I knew already that Thoreau had spent a night in jail, had admired John Brown and sheltered runaway slaves, but not that he sometimes despaired in his love of nature because he lived in a nation that allowed slavery and compelled the return of runaway slaves, and that he willingly participated in a gathering where the Constitution was burned. He was quite a radical, though one who always withdrew at some point to woods or water. He was also, despite some initial prejudices, a champion of the rights of Native Americans, particularly the Penobscot Nation that he came to know in Maine.
The best-known work written at Walden Pond, apart from the famous Walden, is the essay “Resistance to Civil Government,” which became known as “Civil Disobedience.” Walls comments:“Resistance” means not just self-defense, defense of one’s fellow citizens, or even of one’s own nation, but defense of all those lives entangled with our own: slaves, upon whose labor even “free” Massachusetts depended economically; Mexicans, the declared enemies of the State; and Indians, the declared enemies of civilization itself. But Thoreau was not finished even here. Life at Walden Pond helped him understand how deeply humans are related to nonhumans as well, whether animals used for labor or food, trees used for lumber, wild fishes destroyed by dams, or whole ecosystems, forests and river meadows…. Extending one’s ethical community to the nonhuman world was, in 1849, novel, shocking, ridiculous.
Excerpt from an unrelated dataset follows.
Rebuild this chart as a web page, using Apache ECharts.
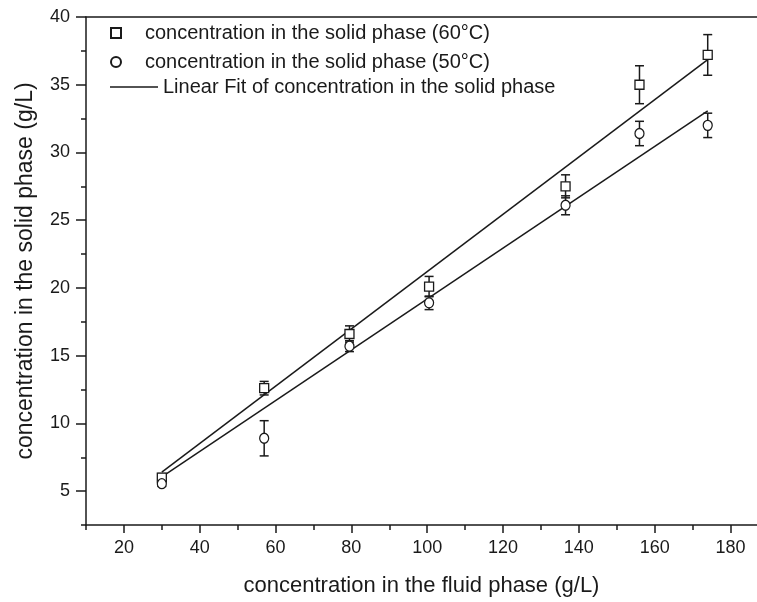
<!DOCTYPE html>
<html><head><meta charset="utf-8">
<script src="https://cdn.jsdelivr.net/npm/echarts@6/dist/echarts.min.js"></script>
<style>html,body{margin:0;padding:0;background:#fff}#c{width:757px;height:602px}</style>
</head><body><div id="c"></div>
<script>
// ---- data ----
const xVals = [30, 57, 79.5, 100.5, 136.5, 156, 174];
const y60 = [6.0, 12.6, 16.6, 20.1, 27.5, 35.0, 37.2];
const err60 = [0.3, 0.5, 0.6, 0.75, 0.85, 1.4, 1.5];
const y50 = [5.55, 8.9, 15.7, 18.9, 26.1, 31.4, 32.0];
const err50 = [0.2, 1.3, 0.4, 0.5, 0.7, 0.9, 0.9];
const fitX = [30, 174];
const fit60Y = [6.4, 36.85];
const fit50Y = [6.05, 33.07];
const xMajor = [20, 40, 60, 80, 100, 120, 140, 160, 180];
const xMinor = [10, 30, 50, 70, 90, 110, 130, 150, 170];
const yMajor = [5, 10, 15, 20, 25, 30, 35, 40];
const yMinor = [2.5, 7.5, 12.5, 17.5, 22.5, 27.5, 32.5, 37.5];
const name60 = 'concentration in the solid phase (60°C)';
const name50 = 'concentration in the solid phase (50°C)';
const nameFit = 'Linear Fit of concentration in the solid phase';

const FONT = 'Liberation Sans, Arial, sans-serif';
const INK = '#1a1a1a';

function zip(a, b, c) { return a.map((v, i) => c ? [v, b[i], c[i]] : [v, b[i]]); }

function errRender(params, api) {
  const x = api.value(0), y = api.value(1), e = api.value(2);
  const t = api.coord([x, y + e]), b = api.coord([x, y - e]);
  const hw = 4.5;
  const st = { stroke: INK, lineWidth: 1.5, fill: null };
  return { type: 'group', children: [
    { type: 'line', shape: { x1: t[0], y1: t[1], x2: b[0], y2: b[1] }, style: st },
    { type: 'line', shape: { x1: t[0] - hw, y1: t[1], x2: t[0] + hw, y2: t[1] }, style: st },
    { type: 'line', shape: { x1: b[0] - hw, y1: b[1], x2: b[0] + hw, y2: b[1] }, style: st }
  ]};
}

const chart = echarts.init(document.getElementById('c'), null, { renderer: 'canvas' });
const axisLine = { show: true, lineStyle: { color: INK, width: 1.5 } };
const legText = { fontFamily: FONT, fontSize: 20, color: INK };
const legBase = { left: 105, itemWidth: 48, itemHeight: 10, textStyle: legText, selectedMode: false, symbolKeepAspect: true };
chart.setOption({
  animation: false,
  backgroundColor: '#fff',
  textStyle: { fontFamily: FONT },
  grid: { left: 86, right: 0, top: 17, bottom: 77, containLabel: false },
  legend: [
    Object.assign({}, legBase, { top: 18,
      data: [{ name: name60, icon: 'path://M0,0 L10,0 L10,10 L0,10 Z' }] }),
    Object.assign({}, legBase, { top: 47,
      data: [{ name: name50, icon: 'path://M10,5 A5,5 0 1 1 0,5 A5,5 0 1 1 10,5 Z' }] }),
    Object.assign({}, legBase, { top: 72,
      data: [{ name: nameFit, icon: 'path://M0,0 L48,0 L48,1.6 L0,1.6 Z', itemStyle: { color: INK, borderWidth: 0 } }] })
  ],
  xAxis: [
    { type: 'value', position: 'bottom', min: 10, max: 187,
      name: 'concentration in the fluid phase (g/L)', nameLocation: 'middle', nameGap: 50,
      nameTextStyle: { fontFamily: FONT, fontSize: 22, color: INK },
      axisLine: axisLine,
      axisTick: { show: true, inside: false, length: 8, customValues: xMajor, lineStyle: { color: INK, width: 1.5 } },
      axisLabel: { show: true, customValues: xMajor, fontFamily: FONT, fontSize: 18, color: INK, margin: 14 },
      splitLine: { show: false } },
    { type: 'value', position: 'bottom', min: 10, max: 187, offset: 0,
      axisLine: { show: false },
      axisTick: { show: true, inside: false, length: 5, customValues: xMinor, lineStyle: { color: INK, width: 1.5 } },
      axisLabel: { show: false }, splitLine: { show: false } },
    { type: 'value', position: 'top', min: 10, max: 187, offset: 0,
      axisLine: axisLine, axisTick: { show: false }, axisLabel: { show: false }, splitLine: { show: false } }
  ],
  yAxis: [
    { type: 'value', position: 'left', min: 2.5, max: 40,
      name: 'concentration in the solid phase (g/L)', nameLocation: 'middle', nameGap: 49,
      nameTextStyle: { fontFamily: FONT, fontSize: 23, color: INK },
      axisLine: axisLine,
      axisTick: { show: true, inside: false, length: 10, customValues: yMajor, lineStyle: { color: INK, width: 1.5 } },
      axisLabel: { show: true, customValues: yMajor, fontFamily: FONT, fontSize: 18, color: INK, margin: 16 },
      splitLine: { show: false } },
    { type: 'value', position: 'left', min: 2.5, max: 40, offset: 0,
      axisLine: { show: false },
      axisTick: { show: true, inside: false, length: 5, customValues: yMinor, lineStyle: { color: INK, width: 1.5 } },
      axisLabel: { show: false }, splitLine: { show: false } }
  ],
  series: [
    { name: nameFit, type: 'line', data: zip(fitX, fit60Y), symbol: 'none', showSymbol: false,
      lineStyle: { color: INK, width: 1.5 }, itemStyle: { color: INK }, z: 2 },
    { name: nameFit, type: 'line', data: zip(fitX, fit50Y), symbol: 'none', showSymbol: false,
      lineStyle: { color: INK, width: 1.5 }, itemStyle: { color: INK }, z: 2 },
    { type: 'custom', renderItem: errRender, data: zip(xVals, y60, err60), z: 3, silent: true },
    { type: 'custom', renderItem: errRender, data: zip(xVals, y50, err50), z: 3, silent: true },
    { name: name60, type: 'scatter', data: zip(xVals, y60), symbol: 'rect', symbolSize: [9, 9],
      itemStyle: { color: '#fff', borderColor: INK, borderWidth: 1.3, opacity: 1 }, z: 5 },
    { name: name50, type: 'scatter', data: zip(xVals, y50), symbol: 'circle', symbolSize: [9, 10],
      itemStyle: { color: '#fff', borderColor: INK, borderWidth: 1.3, opacity: 1 }, z: 5 }
  ]
});
</script></body></html>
But Thoreau would give the rest of his life to this revolutionary insight. What he worked out in writing “Resistance to Civil Government” became not only the foundation of his political philosophy but also the gateway to his environmental ethics.
It is remarkable that someone who accomplished so much died at the age of 44. Walls says in her introduction that at one point she wanted to write two volumes of this biography. I wish she had been able to.